The US Federal Reserve’s reboot of quantitative easing (QE) stands as the central driving force behind Japanese Yen price action, albeit in two distinctly different ways. Twenty-day percent change correlation studies reveal USDJPY price action is torn between its long-term link with the US-Japan bond yield spread and a rejuvenated inverse relationship with risk appetite. This leaves the door open for a variety of outcomes in the week ahead.

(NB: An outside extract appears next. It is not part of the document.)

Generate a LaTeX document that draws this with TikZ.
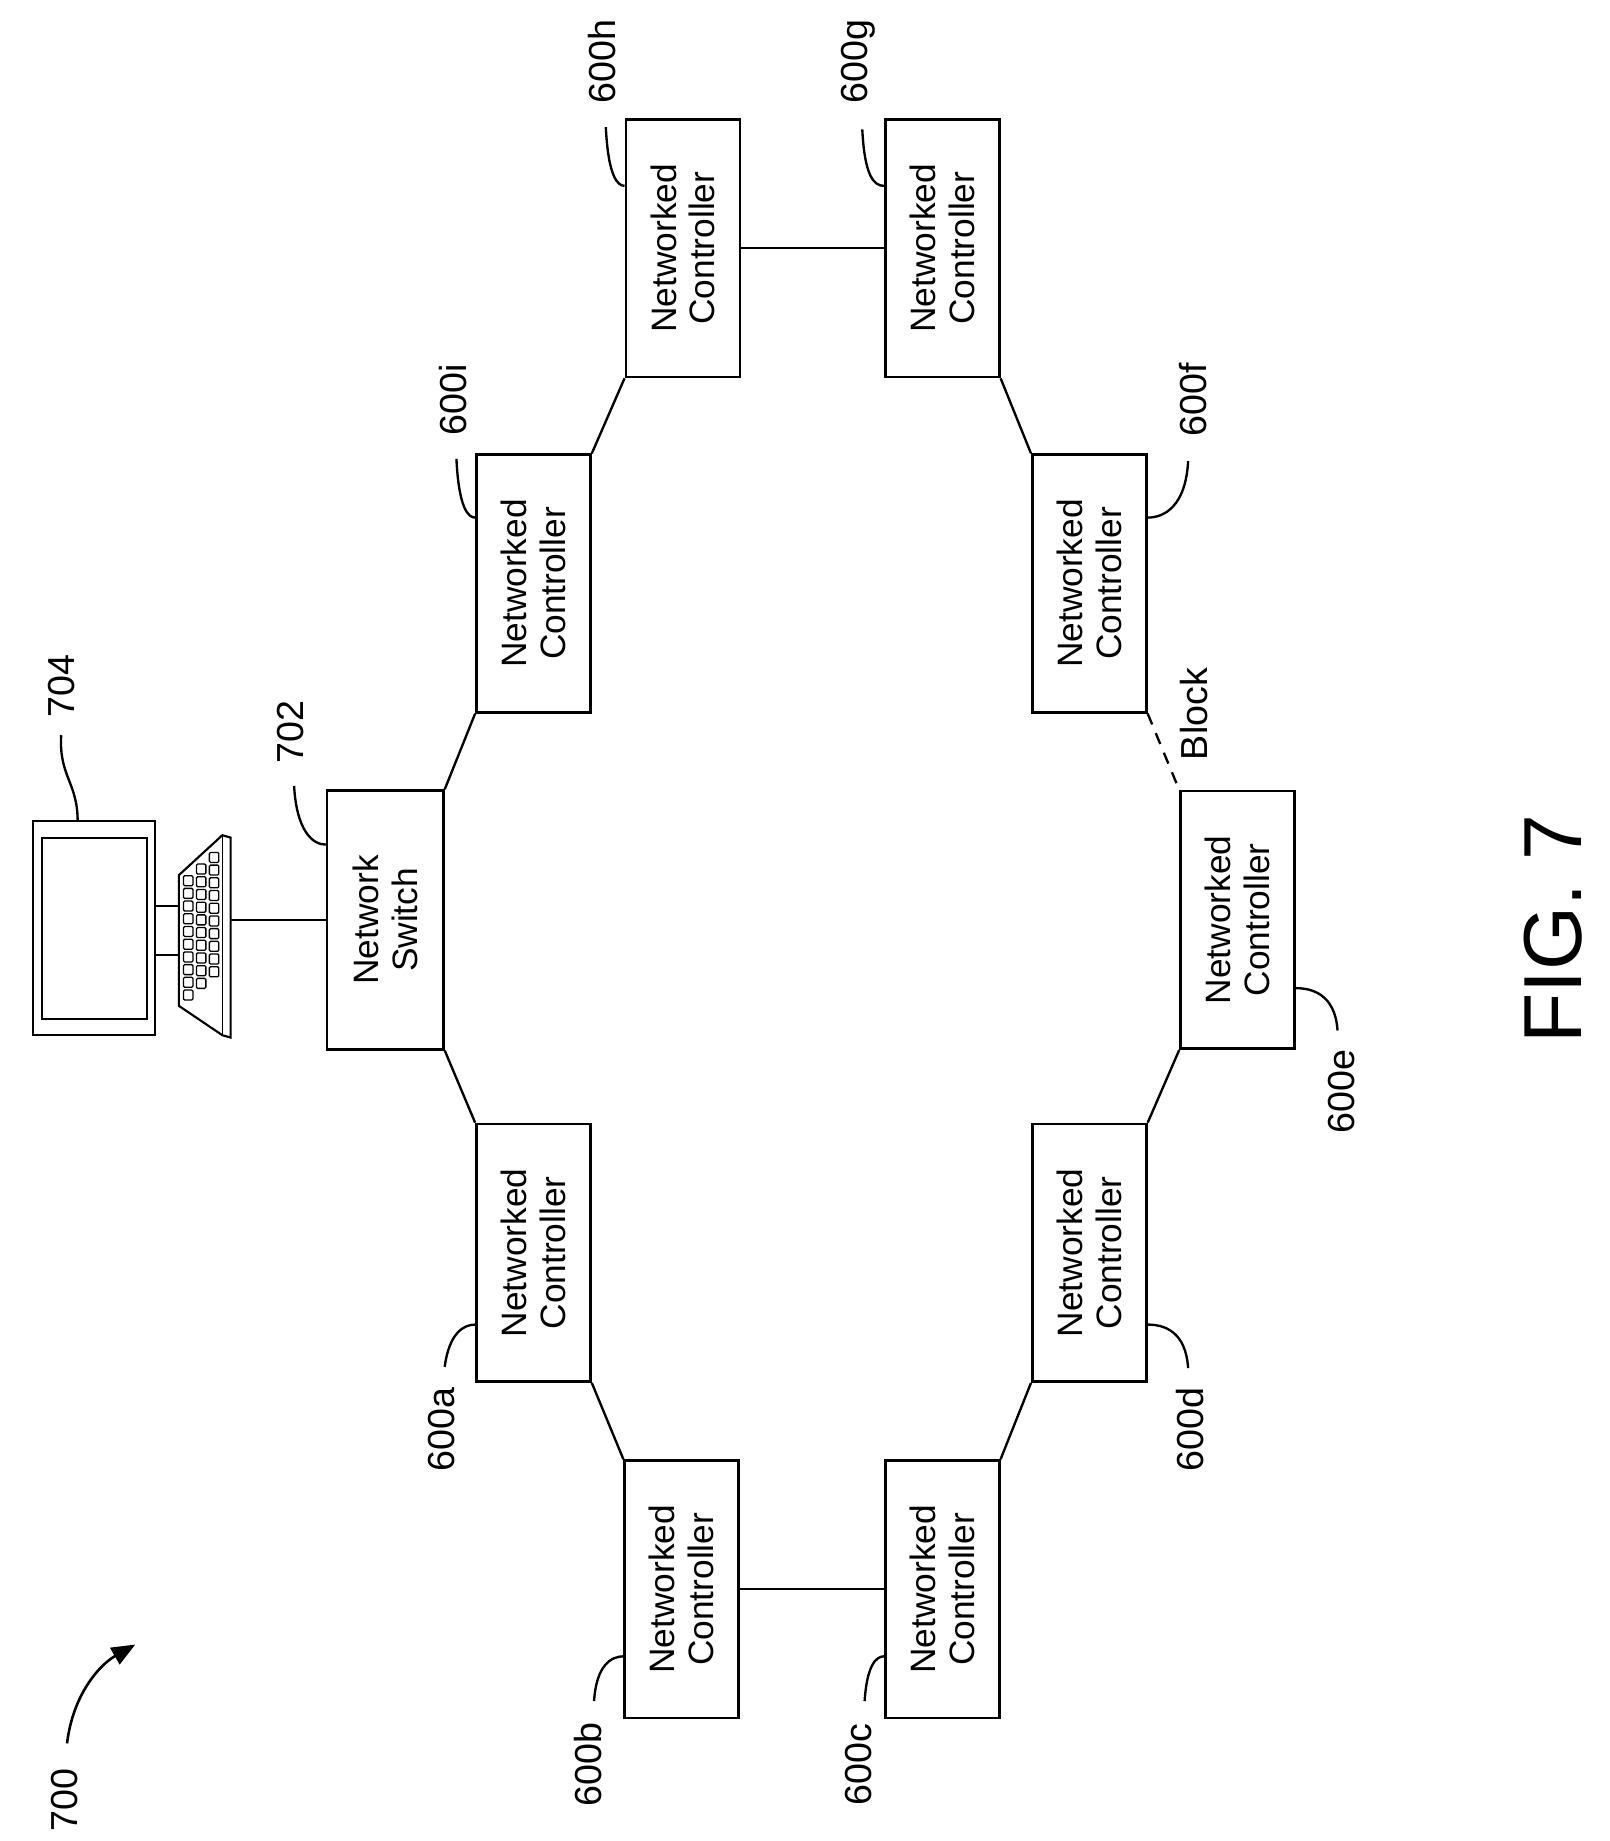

As we discussed in our weekly forex trend monitor, Ben Bernanke and company delivered just about what the markets had been expecting, leaving traders without a renewed catalyst to drive the rally in risk appetite that began in August when policymakers first introducing the idea of additional stimulus at the central bankers’ summit in Jackson Hole. This has left the door open for some much-needed retracement on the back of profit-taking into the end of the year. Indeed, in the first week following the QE announcement, the safety-linked US Dollar rose while stock markets sank, both by the largest margin since the five days ending August 13. Considering the newly strengthened inverse correlation between USDJPY and the MSCI World Stock Index, a continuation of this dynamic points to Yen strength as a broad-based pullback across the spectrum of risky assets stocks gains in the perennial funding currency.
All is not cut and dry however considering relative yields remain important, with USDJPY still showing a close correlation to the 2-year US-Japan rate spread. The Fed has officially started buying securities, meaning US yields are due to come under pressure. Meanwhile, the Bank of Japan is topping up its own QE efforts with a 5 trillion yen asset purchase fund. Interestingly, the 2-year yield gap has shifted decisively in favor of the US Dollar since the Fed QE announcement, hinting the BOJ is likely to outdo its American counterpart and pointing toward USDJPY upside.

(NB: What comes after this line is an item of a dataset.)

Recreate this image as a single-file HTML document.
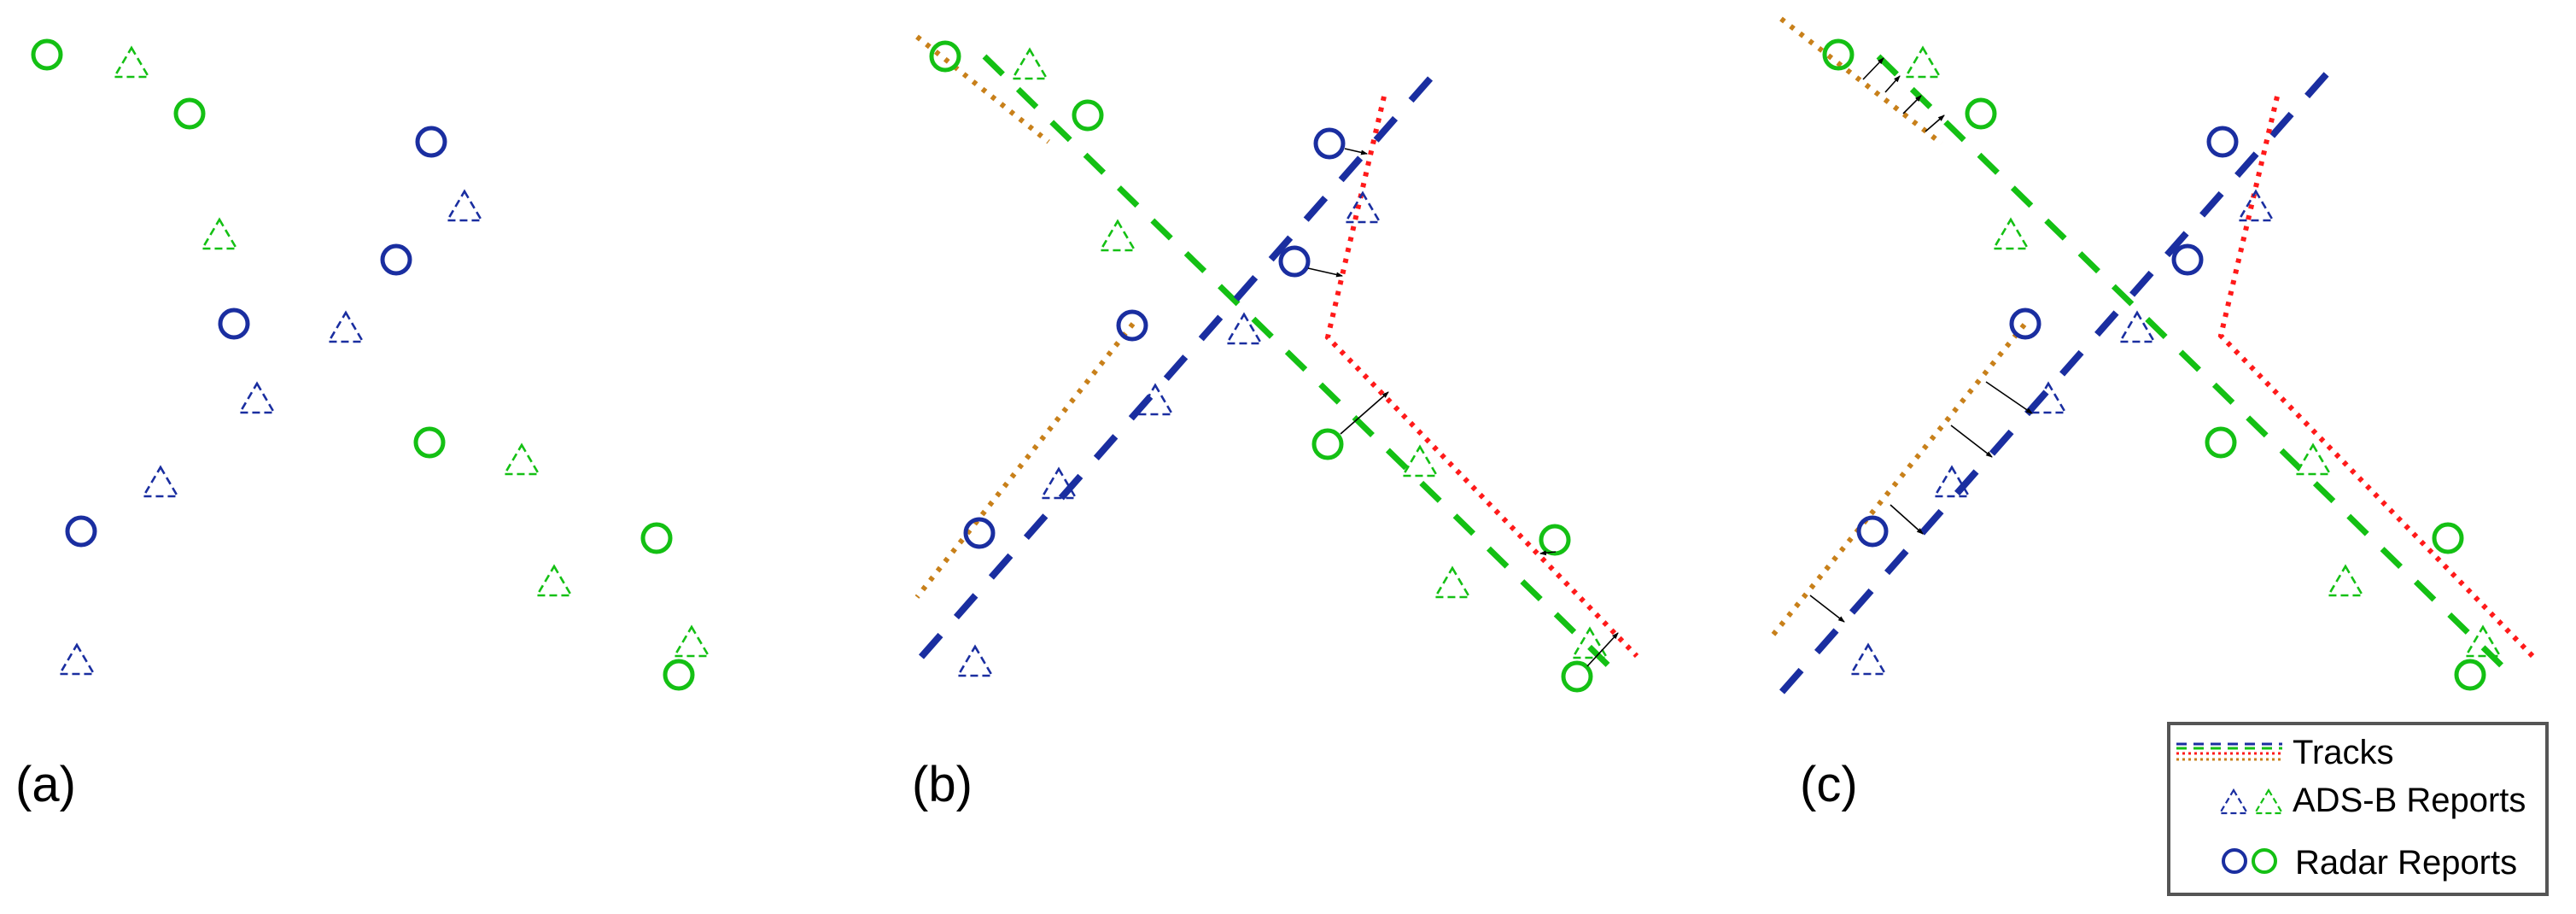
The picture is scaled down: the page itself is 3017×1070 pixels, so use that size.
<!DOCTYPE html>
<html><head><meta charset="utf-8"><style>
html,body{margin:0;padding:0;background:#fff;}
svg{display:block;}
text{font-family:"Liberation Sans",sans-serif;fill:#000;}
</style></head><body>
<svg width="3017" height="1070" viewBox="0 0 3017 1070" xmlns="http://www.w3.org/2000/svg">
<defs>
<marker id="ah" markerWidth="8" markerHeight="8" refX="7" refY="4" orient="auto" markerUnits="userSpaceOnUse">
<path d="M0,1 L8,4 L0,7 z" fill="#000"/>
</marker>
<g id="pts">
<g fill="none" stroke-width="5">
<g stroke="#14c014">
<circle cx="55" cy="64" r="16"/><circle cx="222" cy="133" r="16"/><circle cx="503" cy="518" r="16"/>
<circle cx="769" cy="630" r="16"/><circle cx="795" cy="790" r="16"/>
</g>
<g stroke="#1a2ea0">
<circle cx="505" cy="166" r="16"/><circle cx="464" cy="304" r="16"/><circle cx="274" cy="379" r="16"/>
<circle cx="95" cy="622" r="16"/>
</g>
</g>
<g fill="none" stroke-width="2.6" stroke-dasharray="9 5">
<g stroke="#14c014">
<polygon points="154,56 174,90 134,90"/><polygon points="257,257 277,291 237,291"/>
<polygon points="611,521 631,555 591,555"/><polygon points="649,663 669,697 629,697"/>
<polygon points="810,734 830,768 790,768"/>
</g>
<g stroke="#1a2ea0">
<polygon points="544,224 564,258 524,258"/><polygon points="405,366 425,400 385,400"/>
<polygon points="301,449 321,483 281,483"/><polygon points="188,547 208,581 168,581"/>
<polygon points="90,755 110,789 70,789"/>
</g>
</g>
</g>
</defs>

<!-- Panel a -->
<use href="#pts"/>

<!-- Panel b -->
<g transform="translate(1052,2)">
<line x1="22" y1="41" x2="176" y2="164" stroke="#c8801a" stroke-width="6" stroke-dasharray="5 9"/>
<line x1="275" y1="377" x2="22" y2="697" stroke="#c8801a" stroke-width="6" stroke-dasharray="5 9"/>
<line x1="101" y1="64" x2="845" y2="790" stroke="#14c014" stroke-width="7" stroke-dasharray="30 25"/>
<line x1="27" y1="767" x2="638" y2="73" stroke="#1a2ea0" stroke-width="8" stroke-dasharray="34 28"/>
<polyline points="569,111 503,393 865,766" fill="none" stroke="#ff1a1a" stroke-width="6" stroke-dasharray="5 8"/>
<use href="#pts" transform="translate(0,0)"/>
<g stroke="#000" stroke-width="1.6" marker-end="url(#ah)">
<line x1="523" y1="172" x2="549" y2="178"/>
<line x1="480" y1="312" x2="520" y2="321"/>
<line x1="518" y1="506" x2="574" y2="457"/>
<line x1="770" y1="644" x2="752" y2="646"/>
<line x1="807" y1="778" x2="843" y2="739"/>
</g>
</g>

<!-- Panel c -->
<g transform="translate(2098,0)">
<line x1="-12" y1="22" x2="176" y2="168" stroke="#c8801a" stroke-width="6" stroke-dasharray="5 9"/>
<line x1="273" y1="380" x2="-22" y2="744" stroke="#c8801a" stroke-width="6" stroke-dasharray="5 9"/>
<line x1="102" y1="66" x2="845" y2="792" stroke="#14c014" stroke-width="7" stroke-dasharray="30 25"/>
<line x1="-11" y1="810" x2="638" y2="74" stroke="#1a2ea0" stroke-width="8" stroke-dasharray="34 28"/>
<polyline points="569,113 503,393 870,770" fill="none" stroke="#ff1a1a" stroke-width="6" stroke-dasharray="5 8"/>
<use href="#pts"/>
<g stroke="#000" stroke-width="1.6" marker-end="url(#ah)">
<line x1="84" y1="93" x2="108" y2="68"/>
<line x1="110" y1="108" x2="127" y2="89"/>
<line x1="131" y1="133" x2="152" y2="112"/>
<line x1="157" y1="154" x2="179" y2="135"/>
<line x1="228" y1="447" x2="282" y2="484"/>
<line x1="187" y1="498" x2="235" y2="535"/>
<line x1="116" y1="591" x2="154" y2="625"/>
<line x1="22" y1="697" x2="62" y2="728"/>
</g>
</g>

<!-- labels -->
<text x="18" y="938" font-size="58">(a)</text>
<text x="1068" y="938" font-size="58">(b)</text>
<text x="2108" y="938" font-size="58">(c)</text>

<!-- legend -->
<rect x="2540" y="847" width="443" height="200" fill="#fff" stroke="#555" stroke-width="4"/>
<g>
<line x1="2549" y1="871" x2="2673" y2="871" stroke="#1a2ea0" stroke-width="3" stroke-dasharray="12 8"/>
<line x1="2549" y1="876" x2="2673" y2="876" stroke="#14c014" stroke-width="3" stroke-dasharray="12 8"/>
<line x1="2549" y1="882" x2="2673" y2="882" stroke="#ff1a1a" stroke-width="3" stroke-dasharray="3 4"/>
<line x1="2549" y1="889" x2="2673" y2="889" stroke="#c8801a" stroke-width="3" stroke-dasharray="3 4"/>
</g>
<polygon points="2616,925 2632,952 2600,952" fill="none" stroke="#1a2ea0" stroke-width="2.2" stroke-dasharray="7 4"/>
<polygon points="2657,925 2673,952 2641,952" fill="none" stroke="#14c014" stroke-width="2.2" stroke-dasharray="7 4"/>
<circle cx="2617" cy="1008" r="13" fill="none" stroke="#1a2ea0" stroke-width="4"/>
<circle cx="2652" cy="1008" r="13" fill="none" stroke="#14c014" stroke-width="4"/>
<text x="2685" y="894" font-size="40">Tracks</text>
<text x="2685" y="950" font-size="40">ADS-B Reports</text>
<text x="2688" y="1023" font-size="40">Radar Reports</text>
</svg>
</body></html>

On balance, the outlook for the Yen looks clouded as it remains uncertain which reading of the post-QE landscape proves dominant in the week ahead. We suspect the currency will rise against most of its major counterparts on risk aversion with the solitary exception of USDJPY, where we suspect the Dollar will prevail with the yield spread seemingly as due for a retracement in favor of the greenback as sentiment at large.